The Plaintiffs in Trevino v. Merscorp, Inc. —- F.Supp.2d ——, Civ.Action No. 07-568, (D.Del., September 30, 2008) brought a class action complaint against Mortgage Electronic Registration Systems, Inc. (“MERS”), and the loan servicer, among others, challenging MERS’s flat fee arrangement on referring foreclosure and other enforcement proceedings to attorneys. The complaint alleged that MERS overcharged Plaintiffs and the class for costs and expenses, including attorney’s fees, to enforce the mortgages in foreclosure and other enforcement proceedings. Based on this alleged conduct, Plaintiffs asserted claims for breach of contract, unjust enrichment and breach of the duty of good faith and fair dealing alleging that because MERS had arrangements with attorneys for flat-fee, per-case rates a borrower subject to an enforcement action should be obligated to reimburse MERS for no more than the fee MERS pays its attorneys. Instead, MERS allows its attorneys and/or loan servicers to collect fees directly from the borrower “in an amount substantially in excess MERS’s flat-fee obligation.” The Court denied MERS’s motion to dismiss finding that the allegations as plead stated a claim for breach of contract. It found that the Mortgage Note was an enforceable contract between MERS, as mortgagee of record, and the Plaintiffs, as mortgagers. It agreed that the allegation that MERS breached the Mortgage Note by charging and collecting costs, fees and expenses from Plaintiffs which were not incurred, and to which it was not entitled stated a claim for breach of contract. The court also sustained the counts sounding in unjust enrichment and breach of the duty of good faith and fair dealing.

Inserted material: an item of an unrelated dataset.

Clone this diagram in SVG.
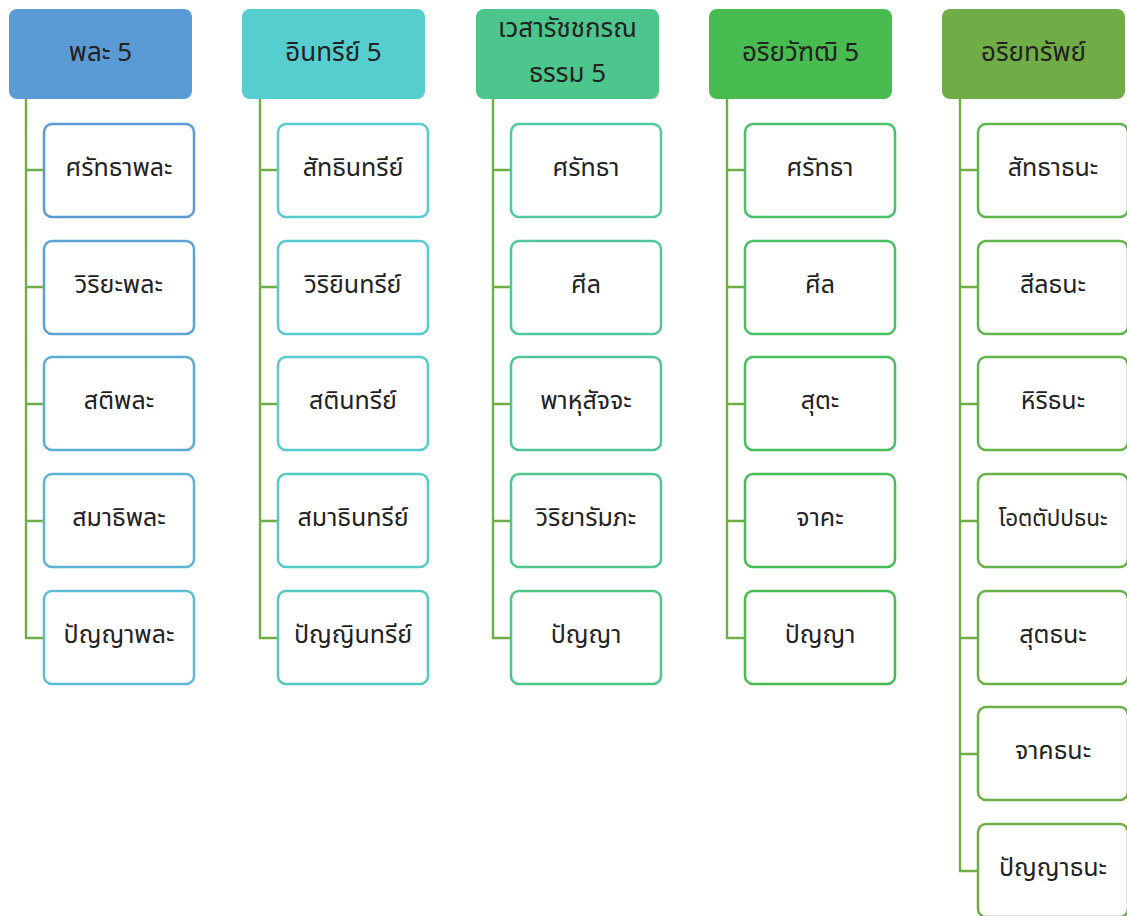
<svg xmlns="http://www.w3.org/2000/svg" width="1127" height="916" viewBox="0 0 1127 916">
<style>
text{font-family:"Noto Sans Thai","Noto Sans","DejaVu Sans",sans-serif;fill:#222;text-anchor:middle}
.h{font-size:26px}
.c{font-size:25px}
.box{fill:#fff;stroke-width:2.5}
.conn{fill:none;stroke:#70AD47;stroke-width:2.4}
</style>
<rect width="1127" height="916" fill="#fff"/>
<g id="connectors">
<path class="conn" d="M26,99 V638 H44 M26,170 H44 M26,287 H44 M26,404 H44 M26,521 H44"/>
<path class="conn" d="M260,99 V638 H278 M260,170 H278 M260,287 H278 M260,404 H278 M260,521 H278"/>
<path class="conn" d="M493,99 V638 H511 M493,170 H511 M493,287 H511 M493,404 H511 M493,521 H511"/>
<path class="conn" d="M727,99 V638 H745 M727,170 H745 M727,287 H745 M727,404 H745 M727,521 H745"/>
<path class="conn" d="M960,99 V871 H978 M960,170 H978 M960,287 H978 M960,404 H978 M960,521 H978 M960,638 H978 M960,754 H978"/>
</g>
<g id="h1"><rect x="9" y="9" width="183" height="90" rx="8" fill="#5B9BD5"/><text class="h" x="100.5" y="61">พละ 5</text></g>
<g id="h2"><rect x="242" y="9" width="183" height="90" rx="8" fill="#56CDCE"/><text class="h" x="333.5" y="61">อินทรีย์ 5</text></g>
<g id="h3"><rect x="476" y="9" width="183" height="90" rx="8" fill="#4DC68E"/><text class="h" x="567.5" y="37">เวสารัชชกรณ</text><text class="h" x="567.5" y="82">ธรรม 5</text></g>
<g id="h4"><rect x="709" y="9" width="183" height="90" rx="8" fill="#48BB51"/><text class="h" x="800.5" y="61">อริยวัฑฒิ 5</text></g>
<g id="h5"><rect x="942" y="9" width="183" height="90" rx="8" fill="#70AD47"/><text class="h" x="1033.5" y="61">อริยทรัพย์</text></g>

<g id="c1-1"><rect class="box" x="44" y="124" width="150" height="93" rx="8" stroke="#5B9BD5"/><text class="c" x="119" y="176">ศรัทธาพละ</text></g>
<g id="c1-2"><rect class="box" x="44" y="241" width="150" height="93" rx="8" stroke="#5BA3D5"/><text class="c" x="119" y="293">วิริยะพละ</text></g>
<g id="c1-3"><rect class="box" x="44" y="357" width="150" height="93" rx="8" stroke="#5BACD5"/><text class="c" x="119" y="409">สติพละ</text></g>
<g id="c1-4"><rect class="box" x="44" y="474" width="150" height="93" rx="8" stroke="#5BB4D5"/><text class="c" x="119" y="526">สมาธิพละ</text></g>
<g id="c1-5"><rect class="box" x="44" y="591" width="150" height="93" rx="8" stroke="#5BBDD5"/><text class="c" x="119" y="643">ปัญญาพละ</text></g>

<g id="c2-1"><rect class="box" x="278" y="124" width="150" height="93" rx="8" stroke="#56CBD0"/><text class="c" x="353" y="176">สัทธินทรีย์</text></g>
<g id="c2-2"><rect class="box" x="278" y="241" width="150" height="93" rx="8" stroke="#56CBCF"/><text class="c" x="353" y="293">วิริยินทรีย์</text></g>
<g id="c2-3"><rect class="box" x="278" y="357" width="150" height="93" rx="8" stroke="#55CBCB"/><text class="c" x="353" y="409">สตินทรีย์</text></g>
<g id="c2-4"><rect class="box" x="278" y="474" width="150" height="93" rx="8" stroke="#54CAC6"/><text class="c" x="353" y="526">สมาธินทรีย์</text></g>
<g id="c2-5"><rect class="box" x="278" y="591" width="150" height="93" rx="8" stroke="#52C9C0"/><text class="c" x="353" y="643">ปัญญินทรีย์</text></g>

<g id="c3-1"><rect class="box" x="511" y="124" width="150" height="93" rx="8" stroke="#50C8A2"/><text class="c" x="586" y="176">ศรัทธา</text></g>
<g id="c3-2"><rect class="box" x="511" y="241" width="150" height="93" rx="8" stroke="#4FC79B"/><text class="c" x="586" y="293">ศีล</text></g>
<g id="c3-3"><rect class="box" x="511" y="357" width="150" height="93" rx="8" stroke="#4EC795"/><text class="c" x="586" y="409">พาหุสัจจะ</text></g>
<g id="c3-4"><rect class="box" x="511" y="474" width="150" height="93" rx="8" stroke="#4DC68F"/><text class="c" x="586" y="526">วิริยารัมภะ</text></g>
<g id="c3-5"><rect class="box" x="511" y="591" width="150" height="93" rx="8" stroke="#4DC688"/><text class="c" x="586" y="643">ปัญญา</text></g>

<g id="c4-1"><rect class="box" x="745" y="124" width="150" height="93" rx="8" stroke="#4AC06A"/><text class="c" x="820" y="176">ศรัทธา</text></g>
<g id="c4-2"><rect class="box" x="745" y="241" width="150" height="93" rx="8" stroke="#49BF63"/><text class="c" x="820" y="293">ศีล</text></g>
<g id="c4-3"><rect class="box" x="745" y="357" width="150" height="93" rx="8" stroke="#48BE5D"/><text class="c" x="820" y="409">สุตะ</text></g>
<g id="c4-4"><rect class="box" x="745" y="474" width="150" height="93" rx="8" stroke="#48BD57"/><text class="c" x="820" y="526">จาคะ</text></g>
<g id="c4-5"><rect class="box" x="745" y="591" width="150" height="93" rx="8" stroke="#48BB51"/><text class="c" x="820" y="643">ปัญญา</text></g>

<g id="c5-1"><rect class="box" x="978" y="124" width="150" height="93" rx="8" stroke="#5CB74A"/><text class="c" x="1053" y="176">สัทธาธนะ</text></g>
<g id="c5-2"><rect class="box" x="978" y="241" width="150" height="93" rx="8" stroke="#5FB549"/><text class="c" x="1053" y="293">สีลธนะ</text></g>
<g id="c5-3"><rect class="box" x="978" y="357" width="150" height="93" rx="8" stroke="#63B348"/><text class="c" x="1053" y="409">หิริธนะ</text></g>
<g id="c5-4"><rect class="box" x="978" y="474" width="150" height="93" rx="8" stroke="#66B248"/><text class="c" x="1053" y="526" style="font-size:22.5px">โอตตัปปธนะ</text></g>
<g id="c5-5"><rect class="box" x="978" y="591" width="150" height="93" rx="8" stroke="#69B047"/><text class="c" x="1053" y="643">สุตธนะ</text></g>
<g id="c5-6"><rect class="box" x="978" y="707" width="150" height="93" rx="8" stroke="#6CAF47"/><text class="c" x="1053" y="759">จาคธนะ</text></g>
<g id="c5-7"><rect class="box" x="978" y="824" width="150" height="93" rx="8" stroke="#70AD47"/><text class="c" x="1053" y="876">ปัญญาธนะ</text></g>
</svg>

State Law on _Bona Fide_ Purchaser is Not Preempted by Bankruptcy Law
In Tippett v. Coleman (In re Tippett), 542 F.3d 684 (C.A. 9, Sept. 4 2008) the debtors filed for Chapter 7 bankruptcy, but then sold their home to without telling the bankruptcy Trustee of the sale, and without telling the buyer of the bankruptcy. Although it was undisputed that the buyer was a bona fide purchaser under California law, the Trustee sued to quiet title to the property in favor of the bankruptcy estate. The bankruptcy court ruled in the Trustee’s favor. The Bankruptcy Appellate Panel reversed and entered judgment in favor of the buyer. Under California law the unrecorded transfer to the bankruptcy estate was void as to a good faith purchaser for value who recorded the purchase. The court opined that unless California law was preempted, the transfer to Coleman was effective. The Court found that it wasn’t. Noting that preemption occurs when state law is inconsistent with the goals and purposes of federal bankruptcy law, it determined that the goal of the California statute was not inconsistent with the Bankruptcy court’s goal of equally distributing a debtor’s assets to creditors. The Court noted that because the proceeds of the sale became part of the bankruptcy estate there should be little or no reduction of total assets. It also observed that an analogous federal statute, 11 U.S.C. §549(a), provides protection to bona fide purchasers, suggesting no incompatibility with the intent of Congress. The Court also held that the automatic stay did not nullify the conveyance, because the stay was intended to protect the debtor against his creditors. Consequently, the stay did not automatically void a transaction in which the debtor was a willing participant.